▶ _Goal of the exercise_: Write out the entire listing below exactly as it appears, minus any pictures.

-- start --

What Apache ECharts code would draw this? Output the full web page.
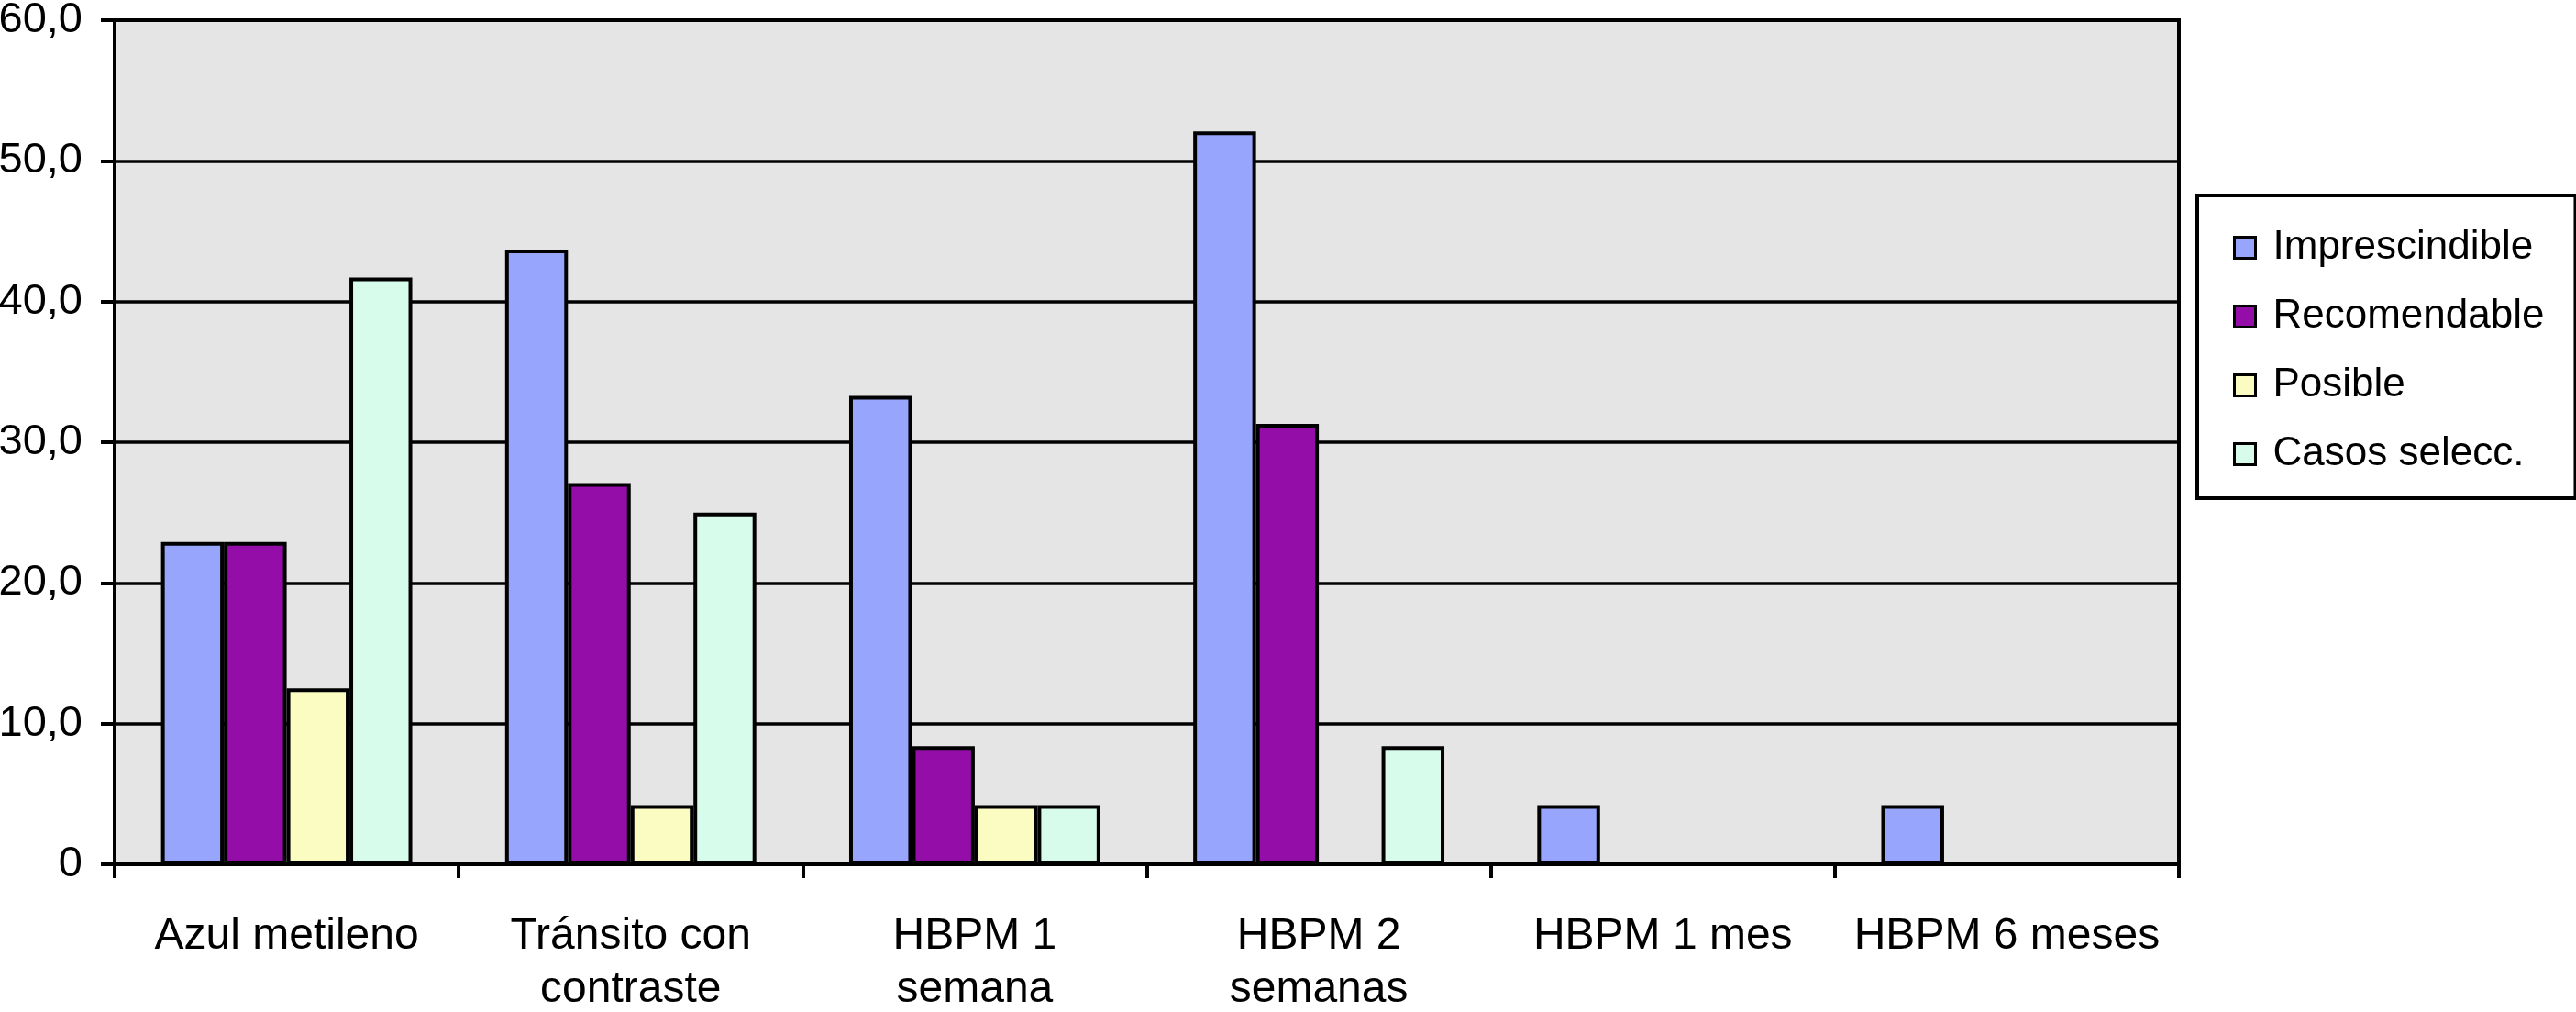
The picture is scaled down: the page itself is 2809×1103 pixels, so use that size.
<!DOCTYPE html>
<html>
<head>
<meta charset="utf-8">
<script src="https://cdn.jsdelivr.net/npm/echarts@6/dist/echarts.min.js"></script>
<style>
html,body{margin:0;padding:0;background:#fff;}
#chart{width:2809px;height:1103px;}
</style>
</head>
<body>
<div id="chart"></div>
<script>
const categories = ['Azul metileno', 'Tránsito con\ncontraste', 'HBPM 1\nsemana', 'HBPM 2\nsemanas', 'HBPM 1 mes', 'HBPM 6 meses'];
const seriesNames = ['Imprescindible', 'Recomendable', 'Posible', 'Casos selecc.'];
const imprescindible = [22.9, 43.7, 33.3, 52.1, 4.2, 4.2];
const recomendable = [22.9, 27.1, 8.4, 31.3, null, null];
const posible = [12.5, 4.2, 4.2, null, null, null];
const casosSelecc = [41.7, 25.0, 4.2, 8.4, null, null];
const yTickValues = [0, 10, 20, 30, 40, 50, 60];
const yTickLabels = ['0', '10,0', '20,0', '30,0', '40,0', '50,0', '60,0'];
const colors = ['#97A6FC', '#940DA8', '#FAFCC2', '#D8FCEC'];

const FONT = '"Liberation Sans", Arial, sans-serif';
const chart = echarts.init(document.getElementById('chart'), null, {renderer: 'canvas'});
const dataSets = [imprescindible, recomendable, posible, casosSelecc];

chart.setOption({
  animation: false,
  backgroundColor: '#ffffff',
  color: colors,
  grid: {
    left: 125, right: 433, top: 22, bottom: 161,
    containLabel: false, outerBoundsMode: 'none',
    show: true, backgroundColor: '#E5E5E5', borderColor: '#000', borderWidth: 4
  },
  legend: {
    orient: 'vertical',
    left: 2396, top: 213,
    padding: [35, 34, 26, 39],
    itemGap: 31,
    itemWidth: 23, itemHeight: 23,
    borderColor: '#000', borderWidth: 4,
    backgroundColor: '#fff',
    icon: 'rect',
    itemStyle: {borderColor: '#000', borderWidth: 3},
    textStyle: {fontFamily: FONT, fontSize: 44, color: '#000', lineHeight: 44, padding: [0, 0, 0, 14]},
    data: seriesNames
  },
  xAxis: {
    type: 'category',
    data: categories,
    axisLine: {show: true, lineStyle: {color: '#000', width: 4}},
    axisTick: {show: true, length: 15, lineStyle: {color: '#000', width: 4}},
    axisLabel: {fontFamily: FONT, fontSize: 48, color: '#000', margin: 50, lineHeight: 58, interval: 0},
    splitLine: {show: false}
  },
  yAxis: {
    type: 'value',
    min: 0, max: 60, interval: 10,
    axisLine: {show: true, lineStyle: {color: '#000', width: 4}},
    axisTick: {show: true, length: 15, lineStyle: {color: '#000', width: 4}},
    axisLabel: {
      fontFamily: FONT, fontSize: 47, color: '#000', margin: 35,
      formatter: function (v) { const i = yTickValues.indexOf(v); return i >= 0 ? yTickLabels[i] : ''; }
    },
    splitLine: {show: true, lineStyle: {color: '#000', width: 3.5}}
  },
  series: seriesNames.map(function (name, i) {
    return {
      name: name,
      type: 'bar',
      data: dataSets[i],
      barGap: '0%',
      barCategoryGap: '27%',
      itemStyle: {color: colors[i], borderColor: '#000', borderWidth: 4}
    };
  })
});
</script>
</body>
</html>
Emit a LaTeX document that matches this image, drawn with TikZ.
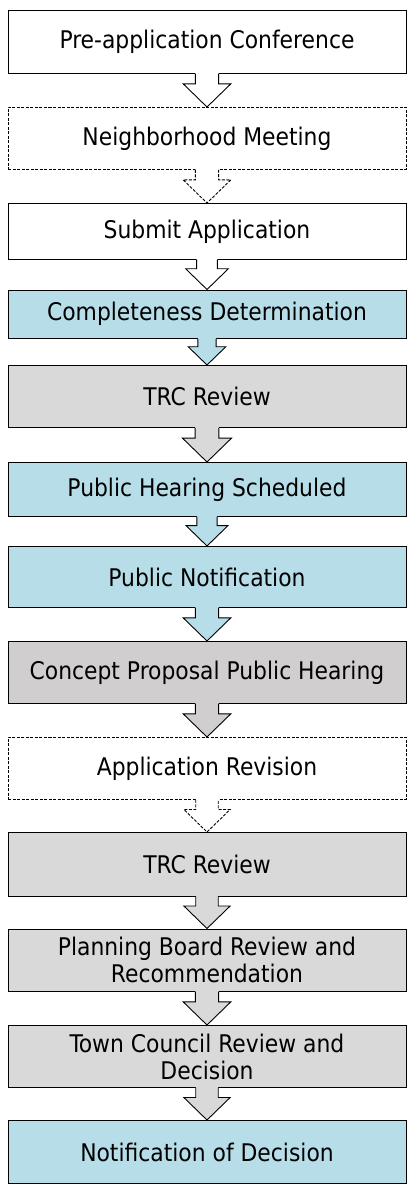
\documentclass[tikz,border=0pt]{standalone}
\usepackage{fontspec}
\setmainfont{DejaVu Sans Condensed}
\usetikzlibrary{calc}
\definecolor{pblue}{HTML}{B7DEE8}
\definecolor{pgray}{HTML}{D9D9D9}
\definecolor{dgray}{HTML}{D0CECE}
\tikzset{
  stepbox/.style={draw=black, line width=0.9pt, minimum width=398pt, inner sep=0pt,
    align=center, anchor=north, font=\fontsize{24.3}{27}\selectfont},
  optbox/.style={stepbox, dash pattern=on 3pt off 1.5pt},
  arrowline/.style={draw=black, line width=0.9pt, line join=miter},
  optline/.style={arrowline, dash pattern=on 3pt off 1.5pt}
}
\newcommand\flowarrow[4]{%
  \fill[#3] let \p1=(#1.south), \p2=(#2.north), \n1={\y1-\y2} in
    (\x1-0.35*\n1,\y1+0.7pt) -- (\x1-0.35*\n1,\y1-0.3*\n1) -- (\x1-0.72*\n1,\y1-0.3*\n1)
    -- (\x2,\y2) -- (\x1+0.72*\n1,\y1-0.3*\n1) -- (\x1+0.35*\n1,\y1-0.3*\n1)
    -- (\x1+0.35*\n1,\y1+0.7pt) -- cycle;
  \draw[#4] let \p1=(#1.south), \p2=(#2.north), \n1={\y1-\y2} in
    (\x1-0.35*\n1,\y1) -- (\x1-0.35*\n1,\y1-0.3*\n1) -- (\x1-0.72*\n1,\y1-0.3*\n1)
    -- (\x2,\y2) -- (\x1+0.72*\n1,\y1-0.3*\n1) -- (\x1+0.35*\n1,\y1-0.3*\n1)
    -- (\x1+0.35*\n1,\y1);
}
\begin{document}
\begin{tikzpicture}[x=1pt,y=-1pt]
\useasboundingbox[fill=white] (0,0) rectangle (417,1193);
\node[stepbox, fill=white, minimum height=63pt] (b1) at (207,10) {Pre-application Conference};
\node[optbox, fill=white, minimum height=62pt] (b2) at (207,107) {Neighborhood Meeting};
\node[stepbox, fill=white, minimum height=56pt] (b3) at (207,203) {Submit Application};
\node[stepbox, fill=pblue, minimum height=48.5pt] (b4) at (207,289.5) {Completeness Determination};
\node[stepbox, fill=pgray, minimum height=62pt] (b5) at (207,365) {TRC Review};
\node[stepbox, fill=pblue, minimum height=54pt] (b6) at (207,462) {Public Hearing Scheduled};
\node[stepbox, fill=pblue, minimum height=61pt] (b7) at (207,546) {Public Notification};
\node[stepbox, fill=dgray, minimum height=62pt] (b8) at (207,641) {Concept Proposal Public Hearing};
\node[optbox, fill=white, minimum height=62pt] (b9) at (207,737) {Application Revision};
\node[stepbox, fill=pgray, minimum height=63.5pt] (b10) at (207,832) {TRC Review};
\node[stepbox, fill=pgray, minimum height=62.5pt] (b11) at (207,928.5) {Planning Board Review and\\Recommendation};
\node[stepbox, fill=pgray, minimum height=62pt] (b12) at (207,1025) {Town Council Review and\\Decision};
\node[stepbox, fill=pblue, minimum height=63pt] (b13) at (207,1120) {Notification of Decision};
\flowarrow{b1}{b2}{white}{arrowline}
\flowarrow{b2}{b3}{white}{optline}
\flowarrow{b3}{b4}{white}{arrowline}
\flowarrow{b4}{b5}{pblue}{arrowline}
\flowarrow{b5}{b6}{pgray}{arrowline}
\flowarrow{b6}{b7}{pblue}{arrowline}
\flowarrow{b7}{b8}{pblue}{arrowline}
\flowarrow{b8}{b9}{dgray}{arrowline}
\flowarrow{b9}{b10}{white}{optline}
\flowarrow{b10}{b11}{pgray}{arrowline}
\flowarrow{b11}{b12}{pgray}{arrowline}
\flowarrow{b12}{b13}{pgray}{arrowline}
\end{tikzpicture}
\end{document}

-- end --

▶ _Finished exercise_:
What Apache ECharts code would draw this? Output the full web page.
The picture is scaled down: the page itself is 2809×1103 pixels, so use that size.
<!DOCTYPE html>
<html>
<head>
<meta charset="utf-8">
<script src="https://cdn.jsdelivr.net/npm/echarts@6/dist/echarts.min.js"></script>
<style>
html,body{margin:0;padding:0;background:#fff;}
#chart{width:2809px;height:1103px;}
</style>
</head>
<body>
<div id="chart"></div>
<script>
const categories = ['Azul metileno', 'Tránsito con\ncontraste', 'HBPM 1\nsemana', 'HBPM 2\nsemanas', 'HBPM 1 mes', 'HBPM 6 meses'];
const seriesNames = ['Imprescindible', 'Recomendable', 'Posible', 'Casos selecc.'];
const imprescindible = [22.9, 43.7, 33.3, 52.1, 4.2, 4.2];
const recomendable = [22.9, 27.1, 8.4, 31.3, null, null];
const posible = [12.5, 4.2, 4.2, null, null, null];
const casosSelecc = [41.7, 25.0, 4.2, 8.4, null, null];
const yTickValues = [0, 10, 20, 30, 40, 50, 60];
const yTickLabels = ['0', '10,0', '20,0', '30,0', '40,0', '50,0', '60,0'];
const colors = ['#97A6FC', '#940DA8', '#FAFCC2', '#D8FCEC'];

const FONT = '"Liberation Sans", Arial, sans-serif';
const chart = echarts.init(document.getElementById('chart'), null, {renderer: 'canvas'});
const dataSets = [imprescindible, recomendable, posible, casosSelecc];

chart.setOption({
  animation: false,
  backgroundColor: '#ffffff',
  color: colors,
  grid: {
    left: 125, right: 433, top: 22, bottom: 161,
    containLabel: false, outerBoundsMode: 'none',
    show: true, backgroundColor: '#E5E5E5', borderColor: '#000', borderWidth: 4
  },
  legend: {
    orient: 'vertical',
    left: 2396, top: 213,
    padding: [35, 34, 26, 39],
    itemGap: 31,
    itemWidth: 23, itemHeight: 23,
    borderColor: '#000', borderWidth: 4,
    backgroundColor: '#fff',
    icon: 'rect',
    itemStyle: {borderColor: '#000', borderWidth: 3},
    textStyle: {fontFamily: FONT, fontSize: 44, color: '#000', lineHeight: 44, padding: [0, 0, 0, 14]},
    data: seriesNames
  },
  xAxis: {
    type: 'category',
    data: categories,
    axisLine: {show: true, lineStyle: {color: '#000', width: 4}},
    axisTick: {show: true, length: 15, lineStyle: {color: '#000', width: 4}},
    axisLabel: {fontFamily: FONT, fontSize: 48, color: '#000', margin: 50, lineHeight: 58, interval: 0},
    splitLine: {show: false}
  },
  yAxis: {
    type: 'value',
    min: 0, max: 60, interval: 10,
    axisLine: {show: true, lineStyle: {color: '#000', width: 4}},
    axisTick: {show: true, length: 15, lineStyle: {color: '#000', width: 4}},
    axisLabel: {
      fontFamily: FONT, fontSize: 47, color: '#000', margin: 35,
      formatter: function (v) { const i = yTickValues.indexOf(v); return i >= 0 ? yTickLabels[i] : ''; }
    },
    splitLine: {show: true, lineStyle: {color: '#000', width: 3.5}}
  },
  series: seriesNames.map(function (name, i) {
    return {
      name: name,
      type: 'bar',
      data: dataSets[i],
      barGap: '0%',
      barCategoryGap: '27%',
      itemStyle: {color: colors[i], borderColor: '#000', borderWidth: 4}
    };
  })
});
</script>
</body>
</html>
Emit a LaTeX document that matches this image, drawn with TikZ.
\documentclass[tikz,border=0pt]{standalone}
\usepackage{fontspec}
\setmainfont{DejaVu Sans Condensed}
\usetikzlibrary{calc}
\definecolor{pblue}{HTML}{B7DEE8}
\definecolor{pgray}{HTML}{D9D9D9}
\definecolor{dgray}{HTML}{D0CECE}
\tikzset{
  stepbox/.style={draw=black, line width=0.9pt, minimum width=398pt, inner sep=0pt,
    align=center, anchor=north, font=\fontsize{24.3}{27}\selectfont},
  optbox/.style={stepbox, dash pattern=on 3pt off 1.5pt},
  arrowline/.style={draw=black, line width=0.9pt, line join=miter},
  optline/.style={arrowline, dash pattern=on 3pt off 1.5pt}
}
\newcommand\flowarrow[4]{%
  \fill[#3] let \p1=(#1.south), \p2=(#2.north), \n1={\y1-\y2} in
    (\x1-0.35*\n1,\y1+0.7pt) -- (\x1-0.35*\n1,\y1-0.3*\n1) -- (\x1-0.72*\n1,\y1-0.3*\n1)
    -- (\x2,\y2) -- (\x1+0.72*\n1,\y1-0.3*\n1) -- (\x1+0.35*\n1,\y1-0.3*\n1)
    -- (\x1+0.35*\n1,\y1+0.7pt) -- cycle;
  \draw[#4] let \p1=(#1.south), \p2=(#2.north), \n1={\y1-\y2} in
    (\x1-0.35*\n1,\y1) -- (\x1-0.35*\n1,\y1-0.3*\n1) -- (\x1-0.72*\n1,\y1-0.3*\n1)
    -- (\x2,\y2) -- (\x1+0.72*\n1,\y1-0.3*\n1) -- (\x1+0.35*\n1,\y1-0.3*\n1)
    -- (\x1+0.35*\n1,\y1);
}
\begin{document}
\begin{tikzpicture}[x=1pt,y=-1pt]
\useasboundingbox[fill=white] (0,0) rectangle (417,1193);
\node[stepbox, fill=white, minimum height=63pt] (b1) at (207,10) {Pre-application Conference};
\node[optbox, fill=white, minimum height=62pt] (b2) at (207,107) {Neighborhood Meeting};
\node[stepbox, fill=white, minimum height=56pt] (b3) at (207,203) {Submit Application};
\node[stepbox, fill=pblue, minimum height=48.5pt] (b4) at (207,289.5) {Completeness Determination};
\node[stepbox, fill=pgray, minimum height=62pt] (b5) at (207,365) {TRC Review};
\node[stepbox, fill=pblue, minimum height=54pt] (b6) at (207,462) {Public Hearing Scheduled};
\node[stepbox, fill=pblue, minimum height=61pt] (b7) at (207,546) {Public Notification};
\node[stepbox, fill=dgray, minimum height=62pt] (b8) at (207,641) {Concept Proposal Public Hearing};
\node[optbox, fill=white, minimum height=62pt] (b9) at (207,737) {Application Revision};
\node[stepbox, fill=pgray, minimum height=63.5pt] (b10) at (207,832) {TRC Review};
\node[stepbox, fill=pgray, minimum height=62.5pt] (b11) at (207,928.5) {Planning Board Review and\\Recommendation};
\node[stepbox, fill=pgray, minimum height=62pt] (b12) at (207,1025) {Town Council Review and\\Decision};
\node[stepbox, fill=pblue, minimum height=63pt] (b13) at (207,1120) {Notification of Decision};
\flowarrow{b1}{b2}{white}{arrowline}
\flowarrow{b2}{b3}{white}{optline}
\flowarrow{b3}{b4}{white}{arrowline}
\flowarrow{b4}{b5}{pblue}{arrowline}
\flowarrow{b5}{b6}{pgray}{arrowline}
\flowarrow{b6}{b7}{pblue}{arrowline}
\flowarrow{b7}{b8}{pblue}{arrowline}
\flowarrow{b8}{b9}{dgray}{arrowline}
\flowarrow{b9}{b10}{white}{optline}
\flowarrow{b10}{b11}{pgray}{arrowline}
\flowarrow{b11}{b12}{pgray}{arrowline}
\flowarrow{b12}{b13}{pgray}{arrowline}
\end{tikzpicture}
\end{document}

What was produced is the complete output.